In Crouching Tiger our young woman character runs away, dresses like a boy and gets into a fight at a 2 level tea shop with a bunch of guys. In Kill Bill Thurman dresses like a boy (Bruce Lee) and gets into a fight at a two level Japanese club thing with a bunch of guys. And both films feature that wire-fu thing where characters can make these lighter than air impossible leaps. That is of course a whole genre of movies, and we have already seen it in Duel to the Death for example, and Master of the Flying Guillotine. But because this is the only part of Kill Bill where Thurman does wire-fu and the setting looks so much like the Crouching Tiger tea shop, and Crouching Tiger was a big movie that introduced the wire-fu thing to American audiences, and the choreographer is the same on both films, it makes me think this is the link.
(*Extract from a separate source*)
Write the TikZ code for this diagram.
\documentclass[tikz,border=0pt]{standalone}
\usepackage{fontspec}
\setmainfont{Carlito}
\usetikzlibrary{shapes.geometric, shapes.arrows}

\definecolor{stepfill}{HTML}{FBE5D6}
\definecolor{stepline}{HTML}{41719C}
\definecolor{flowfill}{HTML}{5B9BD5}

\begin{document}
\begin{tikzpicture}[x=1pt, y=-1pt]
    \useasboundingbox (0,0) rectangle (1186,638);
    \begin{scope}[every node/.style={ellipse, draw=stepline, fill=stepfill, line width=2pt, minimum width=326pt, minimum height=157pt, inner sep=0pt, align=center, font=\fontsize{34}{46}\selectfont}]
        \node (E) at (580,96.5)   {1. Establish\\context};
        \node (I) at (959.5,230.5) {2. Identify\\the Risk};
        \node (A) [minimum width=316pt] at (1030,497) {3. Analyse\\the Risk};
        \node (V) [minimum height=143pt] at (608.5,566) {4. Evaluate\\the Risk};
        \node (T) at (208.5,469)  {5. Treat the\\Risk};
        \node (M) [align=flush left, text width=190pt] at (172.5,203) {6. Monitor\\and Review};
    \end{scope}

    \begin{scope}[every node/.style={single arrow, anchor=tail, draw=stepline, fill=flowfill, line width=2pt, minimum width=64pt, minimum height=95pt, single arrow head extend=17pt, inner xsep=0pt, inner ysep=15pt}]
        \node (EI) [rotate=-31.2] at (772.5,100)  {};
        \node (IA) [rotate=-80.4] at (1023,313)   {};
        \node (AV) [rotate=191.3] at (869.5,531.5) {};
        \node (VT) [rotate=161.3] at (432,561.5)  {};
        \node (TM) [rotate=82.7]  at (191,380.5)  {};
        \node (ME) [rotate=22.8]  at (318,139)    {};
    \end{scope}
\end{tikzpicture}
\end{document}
The fight scenes are similar, and my sense of it is that Tarantino is pumping up the volume on Crouching Tiger, making a similar 15 minute sequence where Crouching Tiger had a scene of less than 2 minutes. Tarantino says "lighter than air yeah, but also crazy bloodshed." He says "girl dressed as boy has fight with a bunch of guys in a two level club -- I can do that better."
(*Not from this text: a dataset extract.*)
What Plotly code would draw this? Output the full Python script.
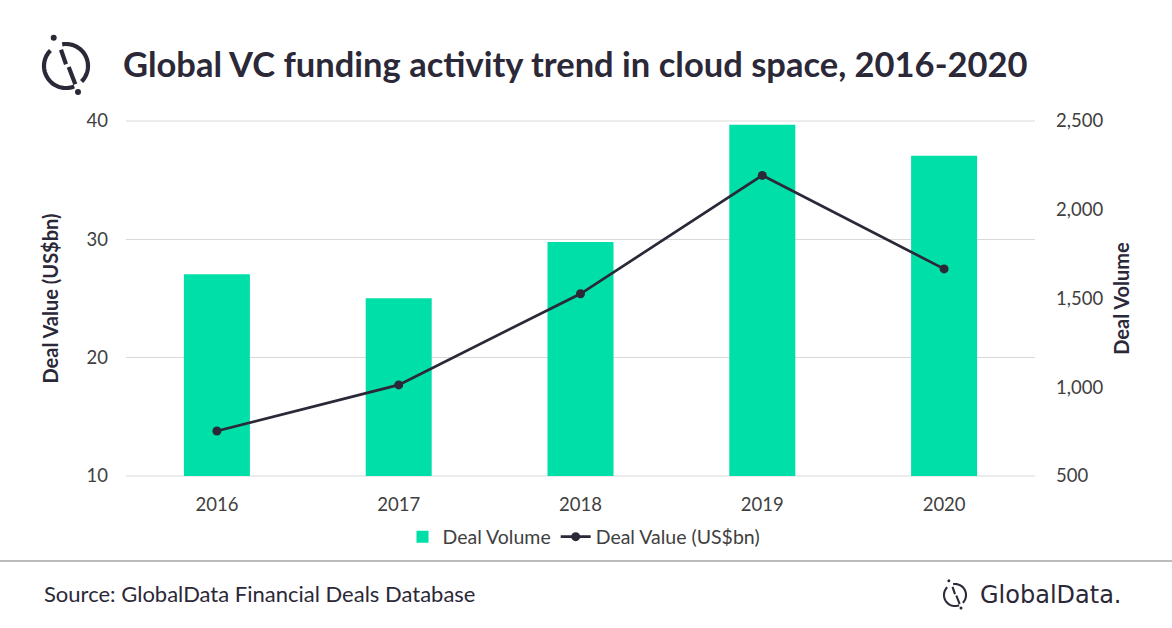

There is a moment in the Crouching Tiger scene above where she cuts a guy in the mouth, an unusually violent moment in the movie and a uniquely violent moment in the scene -- no one else really bleeds I don't think or expresses pain beyond "Ooof! I just got hit." Tarantino of course also includes a violent mouth slice, one that he clearly connects to one of the most violent movies ever -- Ichi the Killer, as we have seen. Crouching Tiger was embraced by American audiences as a lovely date film because it has martial arts for the guys, but for the girls it not too violent and has a solid story of tragic love -- this is the classic formula for financial success in Hollywood: appeal to at least two of the four big groups: young men, old men, young women, old women. Tarantino juxtaposes this audience pleasing award winning classy film with a film that basically appeals to no one: Ichi the Killer is such a sadistic movie even I had trouble with it and I watch violent movies all the time. The point of the juxtaposition? Placed in Kill Bill we see that Kill Bill rises above both -- Kill Bill hits Crouching Tiger for a lack of blood and Ichi for a lack of human characters. Kill Bill of course has both -- in part because it has taken from both.

2 comments:

Jill E. Duffy said...

Crouching Tiger is one of the most beautiful movies ever made. I literally shed a few tears every time I watch the choreography. Geoff, do you think that Kill Bill is choreographed with as much graceful movement? I've only seen KB Part I once, so it's hard for me to remember.

"lighter than air yeah, but also crazy bloodshed" -- In the longer writing that you're doing for this project, it would be interesting to see a characterization of the different movies in some kind of chart.

Geoff Klock said...

I think Kill Bill has movements like that but it does not sustain them for as long as Crouching Tiger does -- because it is a kind of remix so that Crouching is just an element among many.

I am going to be thinking about this chart now.